Work instructions:
Return only the lines from the start of the records through the line that contains "275, 275, 278];", inclusive; leave out all pictures.

►

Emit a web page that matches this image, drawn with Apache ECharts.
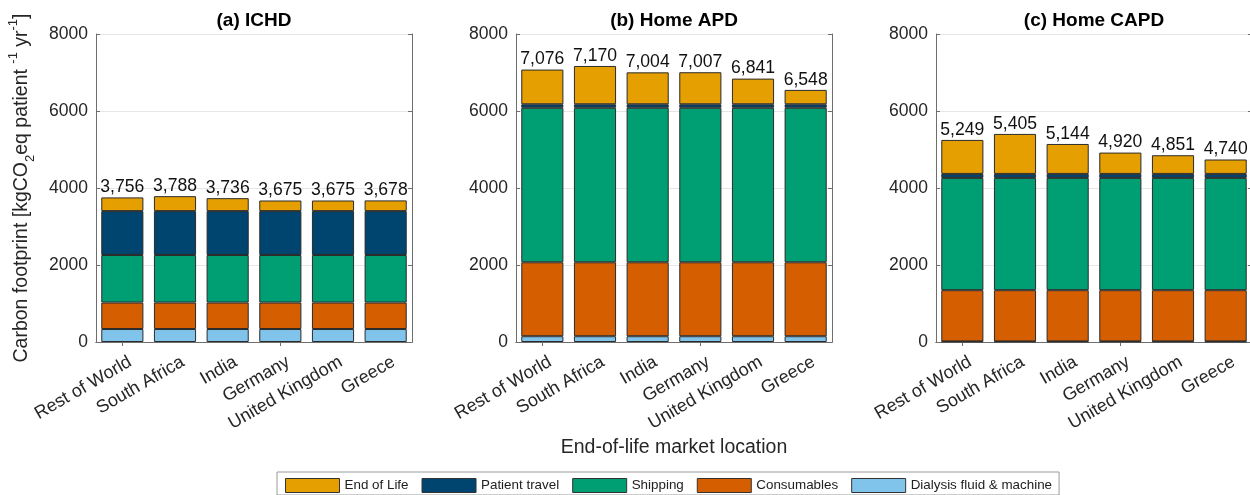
<!DOCTYPE html>
<html>
<head>
<meta charset="utf-8">
<script src="https://cdn.jsdelivr.net/npm/echarts@6/dist/echarts.min.js"></script>
<style>
  html, body { margin: 0; padding: 0; background: #ffffff; }
  #chart { width: 1250px; height: 495px; }
</style>
</head>
<body>
<div id="chart"></div>
<script>
// End-of-life market locations (x categories, shared by all panels)
const locations = ['Rest of World', 'South Africa', 'India', 'Germany', 'United Kingdom', 'Greece'];
const panelTitles = ['(a) ICHD', '(b) Home APD', '(c) Home CAPD'];
const yMin = 0, yMax = 8000, yStep = 2000;

// Component names, stacked bottom to top
const componentNames = ['Dialysis fluid & machine', 'Consumables', 'Shipping', 'Patient travel', 'End of Life'];
const componentColors = ['#80c4ec', '#d55e00', '#009e73', '#00456f', '#e69f00'];
const legendOrder = ['End of Life', 'Patient travel', 'Shipping', 'Consumables', 'Dialysis fluid & machine'];

// (a) In-centre haemodialysis, kgCO2eq per patient per year
const ichdDialysis    = [337, 337, 337, 337, 337, 337];
const ichdConsumables = [688, 688, 688, 688, 688, 688];
const ichdShipping    = [1235, 1235, 1235, 1235, 1235, 1235];
const ichdTravel      = [1140, 1140, 1140, 1140, 1140, 1140];
const ichdEndOfLife   = [356, 388, 336, 275, 275, 278];

// (b) Home automated peritoneal dialysis
const apdDialysis    = [150, 150, 150, 150, 150, 150];
const apdConsumables = [1921, 1921, 1921, 1921, 1921, 1921];
const apdShipping    = [4013, 4013, 4013, 4013, 4013, 4013];
const apdTravel      = [91, 91, 91, 91, 91, 91];
const apdEndOfLife   = [901, 995, 829, 832, 666, 373];

// (c) Home continuous ambulatory peritoneal dialysis
const capdDialysis    = [15, 15, 15, 15, 15, 15];
const capdConsumables = [1331, 1331, 1331, 1331, 1331, 1331];
const capdShipping    = [2916, 2916, 2916, 2916, 2916, 2916];
const capdTravel      = [104, 104, 104, 104, 104, 104];
const capdEndOfLife   = [883, 1039, 778, 554, 485, 374];

const panels = [
  [ichdDialysis, ichdConsumables, ichdShipping, ichdTravel, ichdEndOfLife],
  [apdDialysis, apdConsumables, apdShipping, apdTravel, apdEndOfLife],
  [capdDialysis, capdConsumables, capdShipping, capdTravel, capdEndOfLife]
];

const FONT = "'Liberation Sans', Arial, Helvetica, sans-serif";
const TEXT = '#262626';
const FRAME = '#6e6e6e';

const plotLefts = [96, 516, 936];
const plotTop = 34, plotW = 316, plotH = 308;

const grid = [], xAxis = [], yAxis = [], series = [], graphic = [];

panels.forEach((stackData, p) => {
  grid.push({ left: plotLefts[p], top: plotTop, width: plotW, height: plotH, outerBoundsMode: 'none' });

  // bottom category axis with rotated labels
  xAxis.push({
    type: 'category', gridIndex: p, data: locations, position: 'bottom',
    axisLine: { show: true, lineStyle: { color: FRAME, width: 1 } },
    axisTick: { show: true, inside: true, alignWithLabel: true, length: 4, lineStyle: { color: FRAME } },
    axisLabel: {
      show: true, interval: 0, rotate: 30, margin: 13,
      align: 'right', verticalAlign: 'top', padding: [0, -4, 0, 0],
      fontFamily: FONT, fontSize: 18, color: TEXT
    },
    splitLine: { show: false }
  });
  // top edge of the box with inward ticks
  xAxis.push({
    type: 'category', gridIndex: p, data: locations, position: 'top',
    axisLine: { show: true, lineStyle: { color: FRAME, width: 1 } },
    axisTick: { show: true, inside: true, alignWithLabel: true, length: 4, lineStyle: { color: FRAME } },
    axisLabel: { show: false }, splitLine: { show: false }
  });
  // left value axis
  yAxis.push({
    type: 'value', gridIndex: p, min: yMin, max: yMax, interval: yStep, position: 'left',
    axisLine: { show: true, lineStyle: { color: FRAME, width: 1 } },
    axisTick: { show: true, inside: true, length: 4, lineStyle: { color: FRAME } },
    axisLabel: {
      show: true, margin: 8, fontFamily: FONT, fontSize: 17.5, color: TEXT,
      formatter: (v) => String(v)
    },
    splitLine: { show: true, lineStyle: { color: '#e6e6e6', width: 1 } }
  });
  // right edge of the box with inward ticks
  yAxis.push({
    type: 'value', gridIndex: p, min: yMin, max: yMax, interval: yStep, position: 'right',
    axisLine: { show: true, lineStyle: { color: FRAME, width: 1 } },
    axisTick: { show: true, inside: true, length: 4, lineStyle: { color: FRAME } },
    axisLabel: { show: false }, splitLine: { show: false }
  });

  stackData.forEach((values, k) => {
    const isTop = k === stackData.length - 1;
    series.push({
      name: componentNames[k],
      type: 'bar',
      stack: 'panel' + p,
      xAxisIndex: p * 2,
      yAxisIndex: p * 2,
      barWidth: '80%',
      data: values,
      itemStyle: { color: componentColors[k], borderColor: '#2b2b2b', borderWidth: 1 },
      emphasis: { disabled: true },
      label: isTop ? {
        show: true, position: 'top', distance: 1,
        fontFamily: FONT, fontSize: 17.6, color: '#111111',
        formatter: (prm) => {
          const total = stackData.reduce((s, arr) => s + arr[prm.dataIndex], 0);
          return total.toLocaleString('en-US');
        }
      } : { show: false }
    });
  });

  // panel title
  graphic.push({
    type: 'text', x: plotLefts[p] + plotW / 2, y: 21,
    style: { text: panelTitles[p], font: 'bold 19px ' + FONT, fill: '#000000', align: 'center', verticalAlign: 'middle' }
  });
});

// shared y-axis title with sub/superscripts
graphic.push({
  type: 'text', x: 22, y: 188, rotation: Math.PI / 2,
  style: {
    text: '{n|Carbon footprint [kgCO}{sub|2}{n|eq patient }{sup|-1}{n| yr}{sup|-1}{n|]}',
    align: 'center', verticalAlign: 'middle',
    rich: {
      n:   { fontFamily: FONT, fontSize: 19.5, fill: TEXT, lineHeight: 30, verticalAlign: 'middle' },
      sub: { fontFamily: FONT, fontSize: 13, fill: TEXT, lineHeight: 13, verticalAlign: 'bottom' },
      sup: { fontFamily: FONT, fontSize: 13, fill: TEXT, lineHeight: 13, verticalAlign: 'top' }
    }
  }
});

// shared x-axis title
graphic.push({
  type: 'text', x: 674, y: 448,
  style: { text: 'End-of-life market location', font: '19.5px ' + FONT, fill: TEXT, align: 'center', verticalAlign: 'middle' }
});

const chart = echarts.init(document.getElementById('chart'), null, { renderer: 'canvas' });
chart.setOption({
  backgroundColor: '#ffffff',
  animation: false,
  grid, xAxis, yAxis, series, graphic,
  legend: {
    data: legendOrder,
    left: 277, top: 472,
    orient: 'horizontal',
    icon: 'rect',
    itemWidth: 54, itemHeight: 14, itemGap: 13,
    padding: [6, 7, 2, 8],
    borderColor: '#9a9a9a', borderWidth: 1,
    selectedMode: false,
    itemStyle: { borderColor: '#333333', borderWidth: 1 },
    textStyle: { fontFamily: FONT, fontSize: 13.4, color: '#222222' }
  }
});
</script>
</body>
</html>
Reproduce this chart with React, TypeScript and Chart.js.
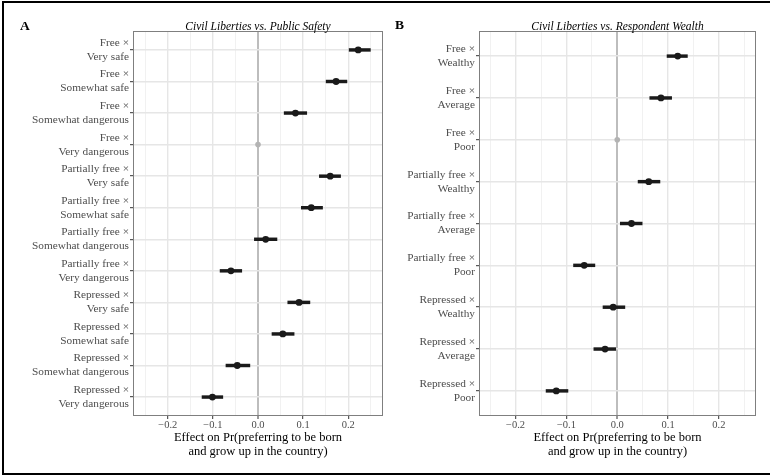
import React, { useEffect, useRef } from "react";
import { Chart, registerables } from "chart.js";

Chart.register(...registerables);

// ---------- Panel A data ----------
const labelsA: string[][] = [
  ["Free ×", "Very safe"],
  ["Free ×", "Somewhat safe"],
  ["Free ×", "Somewhat dangerous"],
  ["Free ×", "Very dangerous"],
  ["Partially free ×", "Very safe"],
  ["Partially free ×", "Somewhat safe"],
  ["Partially free ×", "Somewhat dangerous"],
  ["Partially free ×", "Very dangerous"],
  ["Repressed ×", "Very safe"],
  ["Repressed ×", "Somewhat safe"],
  ["Repressed ×", "Somewhat dangerous"],
  ["Repressed ×", "Very dangerous"],
];
const estA = [0.222, 0.173, 0.083, 0, 0.16, 0.118, 0.017, -0.06, 0.091, 0.055, -0.046, -0.101];
const lowA = [0.202, 0.151, 0.058, null, 0.136, 0.096, -0.008, -0.084, 0.066, 0.031, -0.071, -0.124];
const highA = [0.249, 0.197, 0.108, null, 0.183, 0.143, 0.042, -0.036, 0.115, 0.08, -0.018, -0.078];
const titleA = "Civil Liberties vs. Public Safety";

// ---------- Panel B data ----------
const labelsB: string[][] = [
  ["Free ×", "Wealthy"],
  ["Free ×", "Average"],
  ["Free ×", "Poor"],
  ["Partially free ×", "Wealthy"],
  ["Partially free ×", "Average"],
  ["Partially free ×", "Poor"],
  ["Repressed ×", "Wealthy"],
  ["Repressed ×", "Average"],
  ["Repressed ×", "Poor"],
];
const estB = [0.119, 0.086, 0, 0.062, 0.028, -0.065, -0.008, -0.024, -0.12];
const lowB = [0.098, 0.064, null, 0.041, 0.006, -0.086, -0.028, -0.046, -0.14];
const highB = [0.138, 0.107, null, 0.084, 0.049, -0.044, 0.015, -0.003, -0.097];
const titleB = "Civil Liberties vs. Respondent Wealth";

// ---------- Shared axis ----------
const majorTicks = [-0.2, -0.1, 0, 0.1, 0.2];
const minorTicks = [-0.25, -0.15, -0.05, 0.05, 0.15, 0.25];
const xTitle = ["Effect on Pr(preferring to be born", "and grow up in the country)"];

const SERIF = "'Liberation Serif', 'Times New Roman', serif";

const framePlugin = {
  id: "frame",
  afterDraw(chart: any, _args: any, opts: any) {
    const { ctx, chartArea } = chart;
    const l = Math.round(chartArea.left) + 0.5;
    const t = Math.round(chartArea.top) + 0.5;
    const r = Math.round(chartArea.right) - 0.5;
    const b = Math.round(chartArea.bottom) - 0.5;
    ctx.save();
    ctx.strokeStyle = "#7f7f7f";
    ctx.lineWidth = 1;
    ctx.strokeRect(l, t, r - l, b - t);
    if (opts && opts.title) {
      ctx.fillStyle = "#000";
      ctx.font = `italic 11.5px ${SERIF}`;
      ctx.textBaseline = "alphabetic";
      ctx.textAlign = "center";
      ctx.fillText(opts.title, (chartArea.left + chartArea.right) / 2, chartArea.top - 1.5);
    }
    if (opts && opts.letter) {
      ctx.fillStyle = "#000";
      ctx.font = `bold 13.5px ${SERIF}`;
      ctx.textBaseline = "alphabetic";
      ctx.textAlign = "left";
      ctx.fillText(opts.letter, opts.lx, opts.ly);
    }
    ctx.restore();
  },
};

function isMajor(v: number) {
  return majorTicks.some((m) => Math.abs(m - v) < 1e-9);
}

function fmt(v: number) {
  const s = Math.abs(v).toFixed(1);
  return v < -1e-9 ? "\u2212" + s : s;
}

function makeConfig(
  labels: string[][],
  est: number[],
  low: (number | null)[],
  high: (number | null)[],
  title: string,
  xmin: number,
  xmax: number,
  yWidth: number,
  padRight: number,
  letter: string,
  lx: number,
  ly: number
): any {
  const n = labels.length;
  const points = est.map((v, i) => ({ x: v, y: i + 1 }));
  const bars: any[] = [];
  low.forEach((lo, i) => {
    if (lo !== null && high[i] !== null) bars.push({ y: i + 1, x: [lo, high[i]] });
  });
  const pointColors = low.map((lo) => (lo === null ? "#b3b3b3" : "#1a1a1a"));
  const pointRadii = low.map((lo) => (lo === null ? 2.8 : 3.4));
  const allTicks = [...majorTicks, ...minorTicks].sort((a, b) => a - b);

  return {
    type: "bar",
    data: {
      datasets: [
        {
          type: "scatter",
          data: points,
          order: 0,
          pointRadius: pointRadii,
          pointHoverRadius: pointRadii,
          pointBackgroundColor: pointColors,
          pointBorderColor: pointColors,
          pointBorderWidth: 0,
          showLine: false,
        },
        {
          type: "bar",
          data: bars,
          order: 1,
          backgroundColor: "#1a1a1a",
          borderWidth: 0,
          barThickness: 2.8,
        },
      ],
    },
    options: {
      indexAxis: "y",
      responsive: false,
      animation: false,
      layout: { padding: { left: 0, right: padRight, top: 31, bottom: 0 } },
      plugins: {
        legend: { display: false },
        tooltip: { enabled: false },
        title: { display: false },
        frame: { letter, lx, ly, title },
      },
      scales: {
        x: {
          type: "linear",
          position: "bottom",
          min: xmin,
          max: xmax,
          offset: false,
          afterBuildTicks: (s: any) => {
            s.ticks = allTicks.map((v) => ({ value: v }));
          },
          afterFit: (s: any) => {
            s.height = 59;
          },
          border: { display: false },
          grid: {
            offset: false,
            drawTicks: true,
            tickLength: 3,
            color: (c: any) => {
              const v = c.tick ? c.tick.value : 1;
              if (Math.abs(v) < 1e-9) return "#bdbdbd";
              return isMajor(v) ? "#e6e6e6" : "#eeeeee";
            },
            lineWidth: (c: any) => {
              const v = c.tick ? c.tick.value : 1;
              if (Math.abs(v) < 1e-9) return 2;
              return isMajor(v) ? 1.4 : 0.8;
            },
            tickColor: (c: any) => {
              const v = c.tick ? c.tick.value : 1;
              return isMajor(v) ? "#333333" : "rgba(0,0,0,0)";
            },
            tickWidth: 1,
          },
          ticks: {
            autoSkip: false,
            maxRotation: 0,
            padding: 1,
            color: "#4d4d4d",
            font: { family: SERIF, size: 10.5, lineHeight: 1 },
            callback: (v: any) => (isMajor(Number(v)) ? fmt(Number(v)) : ""),
          },
          title: {
            display: true,
            text: xTitle,
            color: "#000",
            font: { family: SERIF, size: 12.5, lineHeight: 1.12 },
            padding: { top: 0, bottom: 16 },
          },
        },
        y: {
          type: "linear",
          position: "left",
          reverse: true,
          min: 0.4,
          max: n + 0.6,
          offset: false,
          afterBuildTicks: (s: any) => {
            s.ticks = labels.map((_, i) => ({ value: i + 1 }));
          },
          afterFit: (s: any) => {
            s.width = yWidth;
          },
          border: { display: false },
          grid: {
            offset: false,
            color: "#e6e6e6",
            lineWidth: 1.4,
            drawTicks: true,
            tickLength: 3,
            tickColor: "#333333",
            tickWidth: 1,
          },
          ticks: {
            autoSkip: false,
            padding: 1,
            color: "#4d4d4d",
            font: { family: SERIF, size: 11.3, lineHeight: 1.24 },
            callback: (v: any) => {
              const i = Math.round(Number(v)) - 1;
              return labels[i] || "";
            },
          },
        },
      },
    },
    plugins: [framePlugin],
  };
}

export default function App() {
  const refA = useRef<HTMLCanvasElement>(null);
  const refB = useRef<HTMLCanvasElement>(null);

  useEffect(() => {
    document.body.style.margin = "0";
    const a = new Chart(
      refA.current as HTMLCanvasElement,
      makeConfig(labelsA, estA, lowA, highA, titleA, -0.277, 0.277, 133, 7, "A", 20, 29.5)
    );
    const b = new Chart(
      refB.current as HTMLCanvasElement,
      makeConfig(labelsB, estB, lowB, highB, titleB, -0.272, 0.273, 89, 14, "B", 5, 28.5)
    );
    return () => {
      a.destroy();
      b.destroy();
    };
  }, []);

  return (
    <div
      style={{
        position: "relative",
        width: 770,
        height: 475,
        overflow: "hidden",
        background: "#fff",
      }}
    >
      <canvas
        ref={refA}
        width={390}
        height={475}
        style={{ position: "absolute", left: 0, top: 0, width: 390, height: 475 }}
      />
      <canvas
        ref={refB}
        width={380}
        height={475}
        style={{ position: "absolute", left: 390, top: 0, width: 380, height: 475 }}
      />
      <div
        style={{
          position: "absolute",
          left: 2,
          top: 1,
          width: 900,
          height: 474,
          border: "2px solid #000",
          boxSizing: "border-box",
          pointerEvents: "none",
        }}
      />
    </div>
  );
}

◄

Answer in full:
Emit a web page that matches this image, drawn with Apache ECharts.
<!DOCTYPE html>
<html>
<head>
<meta charset="utf-8">
<script src="https://cdn.jsdelivr.net/npm/echarts@6/dist/echarts.min.js"></script>
<style>
  html, body { margin: 0; padding: 0; background: #ffffff; }
  #chart { width: 1250px; height: 495px; }
</style>
</head>
<body>
<div id="chart"></div>
<script>
// End-of-life market locations (x categories, shared by all panels)
const locations = ['Rest of World', 'South Africa', 'India', 'Germany', 'United Kingdom', 'Greece'];
const panelTitles = ['(a) ICHD', '(b) Home APD', '(c) Home CAPD'];
const yMin = 0, yMax = 8000, yStep = 2000;

// Component names, stacked bottom to top
const componentNames = ['Dialysis fluid & machine', 'Consumables', 'Shipping', 'Patient travel', 'End of Life'];
const componentColors = ['#80c4ec', '#d55e00', '#009e73', '#00456f', '#e69f00'];
const legendOrder = ['End of Life', 'Patient travel', 'Shipping', 'Consumables', 'Dialysis fluid & machine'];

// (a) In-centre haemodialysis, kgCO2eq per patient per year
const ichdDialysis    = [337, 337, 337, 337, 337, 337];
const ichdConsumables = [688, 688, 688, 688, 688, 688];
const ichdShipping    = [1235, 1235, 1235, 1235, 1235, 1235];
const ichdTravel      = [1140, 1140, 1140, 1140, 1140, 1140];
const ichdEndOfLife   = [356, 388, 336, 275, 275, 278];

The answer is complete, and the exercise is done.